About 240 kilometers up the coast is Split, Croatia’s second largest city. This beautiful city has been relatively ignored by tourists until recently. But there are a few good reasons to spend at least a day and a night here.

Split’s main attraction is impossible to miss. When the Roman Emperor Diocletian decided to retire to the area he grew up in – the central Dalmatian coast – he had a huge, lavish palace built right on the beach. He died a few years after moving in, and what happened next is pretty interesting: Over the centuries, as the palace began to crumble and become a ruin, the city basically moved in and made it part of the urban fabric.


Today, you can stroll through the center of Split and suddenly realize that you are actually in the palace. What was once a hallway, for example, is now a narrow, limestone-paved alley. What might once have been a bedroom is now a seafood restaurant.

Much of the palace is freely accessible. However, if you want to take a closer look, there are plenty of guided tours available.

And while you’re in Split, don’t miss the Cathedral of Saint Duje, Klis Fortress (famous from Game of Thrones), and the Museum of Croatian Archaeological Monuments (home to around 20,000 relics and artifacts).

The other main reason Split should be on your itinerary is because it’s the main transportation hub for ferries to various islands in central Dalmatia. After spending an evening in the city, hop on a morning ferry to Hvar, one of Croatia’s coolest islands, a pleasant hour and forty-five minutes. If you want to get there faster, there’s also a catamaran.

Day 4: Hvar

Known for its lavender production, the island of Hvar is a fun place to spend a day. The eponymous town of Hvar is the main attraction for most people. Packed with centuries-old houses and narrow streets, it’s an interesting place to get lost for a while.

It’s also attracted a wild party scene. All boat tours stop here so their passengers can get drunk and hit the club at the world-famous Carpe Diem, so keep in mind that this island has a party scene – but the island has a lot more to offer!

For something a little more relaxed, head to Stari Grad, literally “Old Town,” on the opposite side of the island from Hvar Town. Recently added to the UNESCO World Heritage List, it offers a maze of narrow, stone-covered streets. Be sure to also take a hike through the island’s many olive groves and lavender fields.

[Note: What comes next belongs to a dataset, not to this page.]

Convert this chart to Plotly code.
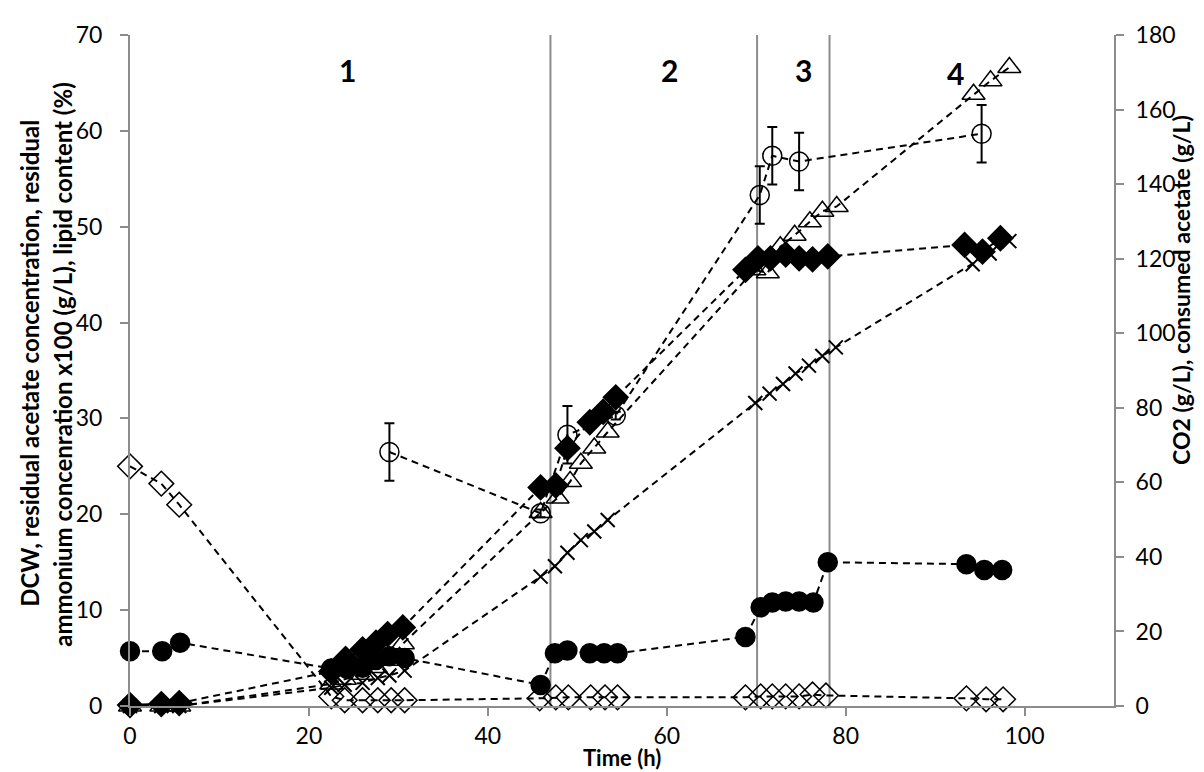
import plotly.graph_objects as go

# ---------------- data ----------------
# residual acetate (open diamonds, left axis)
t_acet = [0, 3.5, 5.5, 22.5, 24.0, 26.0, 27.7, 29.2, 30.7, 45.8, 47.6, 49.0, 51.5, 53.1, 54.5,
          68.8, 70.5, 71.8, 73.3, 74.8, 76.3, 77.8, 93.5, 95.7, 97.6]
acet = [25.0, 23.2, 21.0, 1.0, 0.6, 0.6, 0.6, 0.6, 0.6, 0.8, 0.9, 0.9, 0.9, 0.9, 0.9,
        0.9, 1.0, 1.0, 1.0, 1.0, 1.2, 1.1, 0.8, 0.7, 0.7]

# residual ammonium x100 (filled circles, left axis)
t_nh4 = [0, 3.6, 5.6, 22.5, 24.2, 26.0, 27.5, 29.0, 30.7, 45.9, 47.5, 48.9, 51.4, 53.0, 54.5,
         68.8, 70.5, 71.8, 73.3, 74.8, 76.4, 78.0, 93.5, 95.5, 97.5]
nh4 = [5.7, 5.7, 6.6, 3.9, 3.9, 4.0, 4.8, 5.2, 5.0, 2.2, 5.5, 5.8, 5.5, 5.5, 5.5,
       7.2, 10.3, 10.8, 10.9, 10.9, 10.8, 15.0, 14.8, 14.2, 14.2]

# DCW (filled diamonds, left axis)
t_dcw = [0, 3.5, 5.5, 22.5, 24.1, 26.0, 27.5, 28.8, 30.5, 45.9, 47.6, 48.9, 51.4, 52.9, 54.3,
         68.8, 70.2, 71.6, 73.3, 74.8, 76.3, 78.0, 93.3, 95.3, 97.3]
dcw = [0.1, 0.2, 0.3, 3.6, 4.9, 5.9, 6.6, 7.5, 8.2, 22.8, 23.0, 26.9, 29.6, 30.7, 32.2,
       45.5, 46.7, 46.7, 47.1, 46.7, 46.6, 46.9, 48.1, 47.4, 48.8]

# lipid content % (open circles with error bars, left axis)
t_lip = [29.0, 45.9, 48.9, 54.3, 70.4, 71.8, 74.8, 95.2]
lip = [26.5, 20.1, 28.3, 30.3, 53.3, 57.4, 56.8, 59.7]
lip_err = [3.0, 0.4, 3.0, 0.4, 3.0, 3.0, 3.0, 3.0]

# CO2 (open triangles, right axis)
t_co2 = [0, 3.5, 5.5, 22.5, 24.0, 26.0, 27.5, 29.0, 30.5, 45.9, 47.8, 49.2, 50.4, 51.9, 53.4,
         69.8, 71.3, 72.7, 74.3, 76.0, 77.4, 79.0, 94.3, 96.2, 98.3]
co2 = [0, 0, 0, 5.9, 7.2, 8.5, 10.3, 12.3, 16.7, 51.9, 55.8, 60.2, 65.1, 69.2, 73.5,
       117.0, 116.2, 123.2, 126.3, 129.9, 132.7, 134.0, 164.1, 167.7, 171.3]

# consumed acetate (crosses, right axis)
t_cons = [0, 3.5, 5.5, 22.5, 24.0, 26.0, 27.7, 29.0, 30.7, 45.9, 47.5, 48.9, 50.4, 51.9, 53.4,
          69.9, 71.5, 73.0, 74.4, 75.9, 77.4, 78.9, 94.2, 96.1, 98.3]
cons = [0, 0, 0, 4.9, 5.7, 6.2, 7.5, 8.2, 9.5, 34.7, 37.5, 41.1, 44.5, 46.8, 49.9,
        81.3, 83.8, 86.4, 89.2, 91.3, 93.9, 96.2, 118.5, 121.4, 124.7]

phase_bounds = [47.0, 70.1, 78.2]
phase_labels = ["1", "2", "3", "4"]
phase_label_x = [24.3, 60.3, 75.3, 92.3]
phase_label_y = [66.3, 66.3, 66.3, 66.0]

left_title_lines = ["DCW, residual acetate concentration, residual",
                    "ammonium concenration x100 (g/L), lipid content (%)"]
right_title = "CO2 (g/L), consumed acetate (g/L)"
x_title = "Time (h)"

# ---------------- figure ----------------
FONT = "Lato"
dash = "7px,5px"
line = dict(color="black", width=2, dash=dash)

fig = go.Figure()

def add(x, y, symbol, size, yaxis="y", err=None, lw=1.5):
    fig.add_trace(go.Scatter(
        x=x, y=y, mode="lines+markers", yaxis=yaxis, cliponaxis=False,
        line=line,
        marker=dict(symbol=symbol, size=size, color="black",
                    line=dict(color="black", width=lw)),
        error_y=(dict(type="data", array=err, visible=True, color="black",
                      thickness=2, width=5) if err is not None else None),
        showlegend=False,
    ))

add(t_co2, co2, "triangle-up-open", 20, yaxis="y2")
add(t_cons, cons, "x-thin-open", 14, yaxis="y2", lw=2)
add(t_acet, acet, "diamond-open", 19)
add(t_lip, lip, "circle-open", 19, err=lip_err)
add(t_nh4, nh4, "circle", 19)
add(t_dcw, dcw, "diamond", 19)

for xb in phase_bounds:
    fig.add_shape(type="line", x0=xb, x1=xb, y0=0, y1=70, xref="x", yref="y",
                  line=dict(color="#8c8c8c", width=2), layer="below")

for lab, lx, ly in zip(phase_labels, phase_label_x, phase_label_y):
    fig.add_annotation(x=lx, y=ly, xref="x", yref="y", text="<b>%s</b>" % lab,
                       showarrow=False, font=dict(family=FONT, size=30, color="black"))

axis_common = dict(showline=True, linecolor="#8c8c8c", linewidth=2, ticks="outside",
                   tickcolor="#8c8c8c", ticklen=8, tickwidth=2, showgrid=False, zeroline=False,
                   tickfont=dict(family=FONT, size=23, color="black"))

fig.update_layout(
    width=1204, height=772,
    margin=dict(l=122, r=98, t=22, b=74),
    plot_bgcolor="white", paper_bgcolor="white",
    xaxis=dict(range=[0, 110], dtick=20, tick0=0, **axis_common),
    yaxis=dict(range=[0, 70], dtick=10, ticklabelstandoff=13, **axis_common),
    yaxis2=dict(range=[0, 180], dtick=20, overlaying="y", side="right", anchor="x",
                ticklabelstandoff=7, **axis_common),
)

# x axis title
fig.add_annotation(xref="paper", yref="paper", x=0.5, y=-0.077, xanchor="center",
                   yanchor="middle", showarrow=False, text="<b>%s</b>" % x_title,
                   font=dict(family=FONT, size=22, color="black"))

# left axis title: two lines, each placed on its own
for txt, px in zip(left_title_lines, [-0.1016, -0.0681]):
    fig.add_annotation(xref="paper", yref="paper", x=px, y=0.51, xanchor="center",
                       yanchor="middle", textangle=-90, showarrow=False,
                       text="<b>%s</b>" % txt,
                       font=dict(family=FONT, size=24, color="black"))
fig.add_annotation(xref="paper", yref="paper", x=1.068, y=0.62, xanchor="center", yanchor="middle",
                   textangle=-90, showarrow=False,
                   text="<b>%s</b>" % right_title,
                   font=dict(family=FONT, size=23, color="black"))

fig.write_html("out.html")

If you don’t have your own vehicle, there’s a wine and olive oil tasting tour to this side of the island (you’ll also stop at the lavender fields).

Days 5 and 6: Sibenik and Krka National Park

About halfway up the coast between Split and Zadar lies the often-overlooked Šibenik (pronounced “Shee-ben-eek”), a medieval town of around 35,000 that’s worth spending a few days in. First off, St. James’s Cathedral is a marvel; it’s the largest church in the world built entirely of stone. The fortress-clad town also boasts a labyrinth of limestone alleyways. If you’re looking to splurge, Šibenik is home to Pelegrini, a Michelin-starred restaurant that serves creative takes on central Dalmatian cuisine.

Šibenik is also the gateway to exploring nearby Krka National Park and its stunning waterfalls. Also make sure to get there early to beat the tourist buses and visit the 14th-century Visovac Monastery in the middle of an island in the Krka River. Park entrance costs between EUR 7 in low season (January-February) and a whopping EUR 40 in high season (June-September).